In the December issue of Vanity Fair there is a well written article about Cher and her enduring career. One of the many key points covered in the article was the discussion of Cher’s extraordinary endurance and stamina. Take, for example, her recent tour during which she made 325 “grueling” performances. That tour “is rumored to have grossed $200M.”
It’s not an easy job. You just have to make it look easy. . . it’s just a job. I’m not doing anything that’s monumental. I know what I do is kind of a tonic for people. Cher
But Cher is not just another entertainer who survives by hunting and gathering. She is also a cultivator, earning royalties on the songs that she has written. And don’t forget the more than 100 million albums of her work that have been sold.

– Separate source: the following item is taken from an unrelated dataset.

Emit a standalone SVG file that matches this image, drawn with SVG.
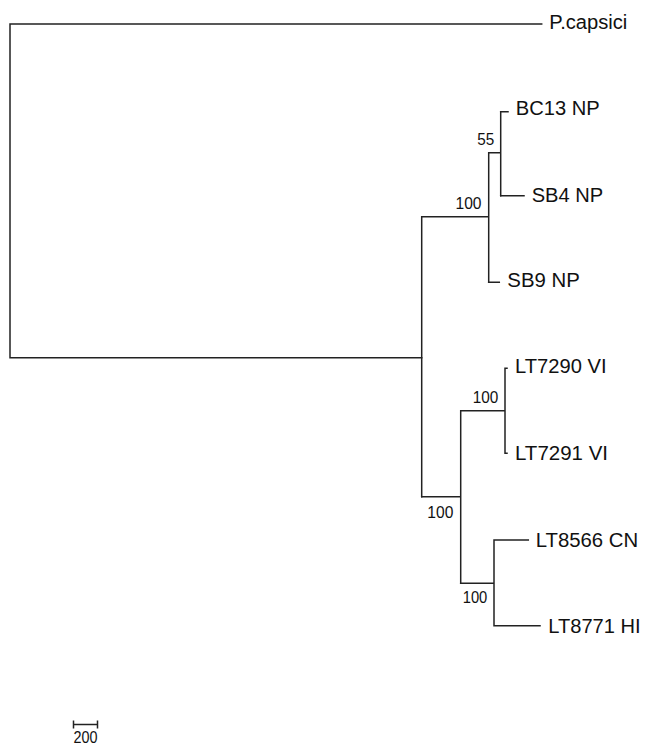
<svg xmlns="http://www.w3.org/2000/svg" width="646" height="747" viewBox="0 0 646 747">
<style>
.br{fill:none;stroke:#222;stroke-width:1.5;stroke-linecap:square}
.leaf{font-family:"Liberation Sans",Arial,sans-serif;font-size:19.5px;fill:#111}
.bs{font-family:"Liberation Sans",Arial,sans-serif;font-size:16.5px;fill:#111;text-anchor:end}
</style>
<rect width="646" height="747" fill="#fff"/>
<g id="connectors">
<path class="br" d="M10,24 V357.7 M10,24 H541.7 M10,357.7 H421.7"/>
<path class="br" d="M421.7,216.7 V496.7 M421.7,216.7 H488.7 M488.7,152.7 V282.3 M488.7,152.7 H500.7 M500.7,111.7 V195.7"/>
<path class="br" d="M500.7,111.7 H508 M500.7,195.7 H524 M488.7,282.3 H499.3"/>
<path class="br" d="M421.7,496.7 H460.7 M460.7,410.7 V583.3 M460.7,410.7 H505 M505,368.3 V453.3 M505,368.3 H507 M505,453.3 H507"/>
<path class="br" d="M460.7,583.3 H494 M494,540 V625.7 M494,540 H528.3 M494,625.7 H540"/>
</g>
<g id="P_capsici"><text class="leaf" x="549.3" y="29" textLength="78" lengthAdjust="spacingAndGlyphs">P.capsici</text></g>
<g id="BC13_NP"><text class="leaf" x="515.7" y="115.3" textLength="84" lengthAdjust="spacingAndGlyphs">BC13 NP</text></g>
<g id="SB4_NP"><text class="leaf" x="531.7" y="201.5" textLength="71.5" lengthAdjust="spacingAndGlyphs">SB4 NP</text></g>
<g id="SB9_NP"><text class="leaf" x="507.3" y="287.3" textLength="72.5" lengthAdjust="spacingAndGlyphs">SB9 NP</text></g>
<g id="LT7290_VI"><text class="leaf" x="515" y="373.3" textLength="91.5" lengthAdjust="spacingAndGlyphs">LT7290 VI</text></g>
<g id="LT7291_VI"><text class="leaf" x="515" y="460" textLength="93" lengthAdjust="spacingAndGlyphs">LT7291 VI</text></g>
<g id="LT8566_CN"><text class="leaf" x="535.7" y="547.3" textLength="102.5" lengthAdjust="spacingAndGlyphs">LT8566 CN</text></g>
<g id="LT8771_HI"><text class="leaf" x="548.3" y="632.7" textLength="92.3" lengthAdjust="spacingAndGlyphs">LT8771 HI</text></g>
<g id="bootstrap">
<text class="bs" x="494.3" y="145" textLength="17" lengthAdjust="spacingAndGlyphs">55</text>
<text class="bs" x="481.5" y="209.3" textLength="26" lengthAdjust="spacingAndGlyphs">100</text>
<text class="bs" x="498.3" y="403.3" textLength="25.6" lengthAdjust="spacingAndGlyphs">100</text>
<text class="bs" x="453.3" y="518.3" textLength="26" lengthAdjust="spacingAndGlyphs">100</text>
<text class="bs" x="487.3" y="603.3" textLength="24.6" lengthAdjust="spacingAndGlyphs">100</text>
</g>
<g id="scale">
<path class="br" d="M73.5,724.5 H97.5 M73.5,720.5 V728.5 M97.5,720.5 V728.5" style="stroke-linecap:butt"/>
<text class="bs" x="97.5" y="743" textLength="24" lengthAdjust="spacingAndGlyphs" style="text-anchor:end">200</text>
</g>
</svg>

Some of the quotes cited in the article were similar to those of the extremely wealthy people whom I have interviewed. I study the factors that underlie economic success, and Cher fits perfectly into the model. The number one factor that separates very successful people from just those in the merely successful category is creative intelligence. Cher has plenty of it; so does Steve Jobs. Both of these people had a vision; they continue to see unique opportunities and capitalize upon them. Cher is a brand that no one else has, not even Lady Gaga! I look at Cher as an owner and manager of a successful business, in essence an entrepreneur.
The second success factor is the “fire in the belly” dimension. And both Cher and Jobs have a lot of it. A few components of this dimension include an “almost uncontrollable desire to succeed,” an extraordinary competitive spirit, unbounding energy, tenacity and hard work, and a nearly pathological need to be well respected. For example, to this day one thing continues to annoy Cher:
Sonny and I still are not in the Rock and Roll Hall of Fame, and it just seems kind of rude.
Analytic intellect as measured by IQ tests and surrogate SATs, etc. is independent of both the creative intelligence and “fire in the belly” factors. I’m sure that Steve Jobs has very high analytic intellect. However, most very successful people do not. They have the creative intelligence and the “fire in the belly” factors.
Our educational system caters to the so-called “analytically gifted.” But shouldn’t it also recognize the importance of creativity coupled with “the almost uncontrollable desire to suceed” in order to produce exceptional talent and leaders for the future?